8. Java? Kick the habit.
* Problem: Java is a programming language that has been used for almost two decades to develop applications -- usually web-based -- for a wide range of devices, but it also has a history of dangerous security flaws. In February, Java-based attacks were made on Twitter, Facebook and Apple, about a month after the Department of Homeland Security's Computer Emergency Readiness Team recommended disabling Java in all browsers "unless absolutely necessary."
* Solution: Follow the recommendations of the Computer Emergency Readiness Team, Sayers says, and disable Java unless doing so prevents the use of a critical service such as online banking or a work-related page. Instructions for doing so can be found at Java.com/en/download/help/disable_browser.xml.
9. Have a contingency plan in case of invasion.
* Problem: A malicious user gains access to your social media account and begins name-calling and spreading misinformation, potentially damaging your online reputation. Now what?
* Solution: Moss suggests following the model many businesses have adopted and create a contingency plan for just such an occurrence. "Companies have a playbook so they're not in instant-panic mode," he says. "As individuals, we should have something similar."

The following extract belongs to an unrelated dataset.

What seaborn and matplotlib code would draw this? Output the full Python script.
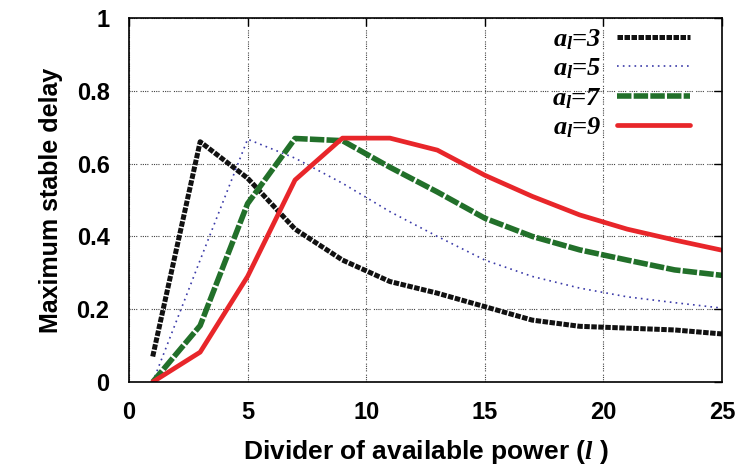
import matplotlib
matplotlib.use("Agg")
import matplotlib.pyplot as plt
import seaborn as sns
import pandas as pd

x_vals = [1, 3, 5, 7, 9, 11, 13, 15, 17, 19, 21, 23, 25]
a3 = [0.07, 0.66, 0.56, 0.42, 0.335, 0.276, 0.244, 0.207, 0.17, 0.153, 0.148, 0.143, 0.132]
a5 = [0.0, 0.335, 0.667, 0.615, 0.546, 0.468, 0.40, 0.335, 0.29, 0.258, 0.234, 0.218, 0.203]
a7 = [0.0, 0.155, 0.49, 0.669, 0.663, 0.59, 0.522, 0.45, 0.40, 0.363, 0.335, 0.308, 0.293]
a9 = [0.0, 0.082, 0.29, 0.555, 0.67, 0.67, 0.637, 0.568, 0.51, 0.459, 0.42, 0.39, 0.362]
series_labels = [r"$a_l$=3", r"$a_l$=5", r"$a_l$=7", r"$a_l$=9"]
x_ticks = [0, 5, 10, 15, 20, 25]
y_ticks = [0, 0.2, 0.4, 0.6, 0.8, 1]
y_ticklabels = ["0", "0.2", "0.4", "0.6", "0.8", "1"]

rows = []
for lab, ys in zip(series_labels, [a3, a5, a7, a9]):
    for xv, yv in zip(x_vals, ys):
        rows.append({"x": xv, "y": yv, "series": lab})
df = pd.DataFrame(rows)

sns.set_theme(style="white")
plt.rcParams["font.family"] = ["Liberation Sans", "DejaVu Sans"]
plt.rcParams["text.color"] = "black"
plt.rcParams["axes.labelcolor"] = "black"
plt.rcParams["mathtext.fontset"] = "custom"
plt.rcParams["mathtext.it"] = "Liberation Serif:italic:bold"
plt.rcParams["mathtext.rm"] = "Liberation Serif:bold"

W, H = 741, 470
L, R, T, B = 129, 722, 18, 382
fig = plt.figure(figsize=(W / 100, H / 100), dpi=100)
ax = fig.add_axes([L / W, 1 - B / H, (R - L) / W, (B - T) / H])

palette = {series_labels[0]: "#111111", series_labels[1]: "#3a3aa8",
           series_labels[2]: "#22702a", series_labels[3]: "#e8262a"}
dashes = {series_labels[0]: (1.1, 0.3), series_labels[1]: (1, 2.5),
          series_labels[2]: (2.6, 0.4), series_labels[3]: ""}
sizes = {series_labels[0]: 3.6, series_labels[1]: 1.2,
         series_labels[2]: 4.0, series_labels[3]: 3.4}

sns.lineplot(data=df, x="x", y="y", hue="series", style="series", size="series",
             palette=palette, dashes=dashes, sizes=sizes, ax=ax, legend=False)

ax.set_xlim(0, 25)
ax.set_ylim(0, 1)
ax.set_xticks(x_ticks)
ax.set_yticks(y_ticks)
ax.set_yticklabels(y_ticklabels)
ax.grid(True, linestyle=(0, (1, 1, 1, 1, 1, 1, 1, 3)), color="#444444", linewidth=0.8)
for s in ax.spines.values():
    s.set_color("black")
    s.set_linewidth(1.2)
ax.tick_params(direction="in", top=True, right=True, length=6, width=1,
               labelsize=17, colors="black", labelcolor="black", pad=14)
for t in ax.get_xticklabels() + ax.get_yticklabels():
    t.set_fontweight("bold")
ax.set_xlabel("Divider of available power ($l$ )", fontsize=19, fontweight="bold",
              labelpad=10, color="black")
ax.set_ylabel("Maximum stable delay", fontsize=18, fontweight="bold",
              labelpad=10, color="black")

handles = []
for lab in series_labels:
    ls = dashes[lab]
    if ls:
        h, = ax.plot([], [], color=palette[lab], linewidth=sizes[lab], linestyle="--", dashes=ls)
    else:
        h, = ax.plot([], [], color=palette[lab], linewidth=sizes[lab], linestyle="-")
    handles.append(h)
fs = 19
anchor_x = (690 + 0.2 * fs * 1.389 - L) / (R - L)
anchor_y = 1 - (22 - T) / (B - T)
leg = ax.legend(handles, series_labels, loc="upper right", frameon=False,
                bbox_to_anchor=(anchor_x, anchor_y),
                markerfirst=False, handlelength=2.75, labelspacing=0.18,
                borderaxespad=0, borderpad=0.2, handletextpad=0.6,
                prop={"family": "Liberation Serif", "style": "italic", "weight": "bold", "size": fs})
for t in leg.get_texts():
    t.set_color("black")

fig.savefig("out.png", dpi=100)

After contacting the compromised service, Moss recommends immediately changing passwords to all accounts, admitting the breach and apologizing to friends and followers for any offensive or misleading comments made during the attack.
10. Lock the door behind you.
* Problem: Even a top-notch defensive software suite and the world's most complex password string can be compromised through sheer carelessness. Leave your computer powered on and logged in at a coffee shop when you step away, and someone at a neighboring table has access that might otherwise require a dedicated attack to attain.
* Solution: Even when in a seemingly trustworthy crowd, log out of sensitive accounts and make sure automatic log-in is disabled before leaving. To further slow snoopers, set the operating system to require a password when awakened from a sleep or hibernation state. It won't stop a concerted attack, Sayers admits, but it will probably buy you a couple of minutes to grab a refill or make a trip to the bathroom.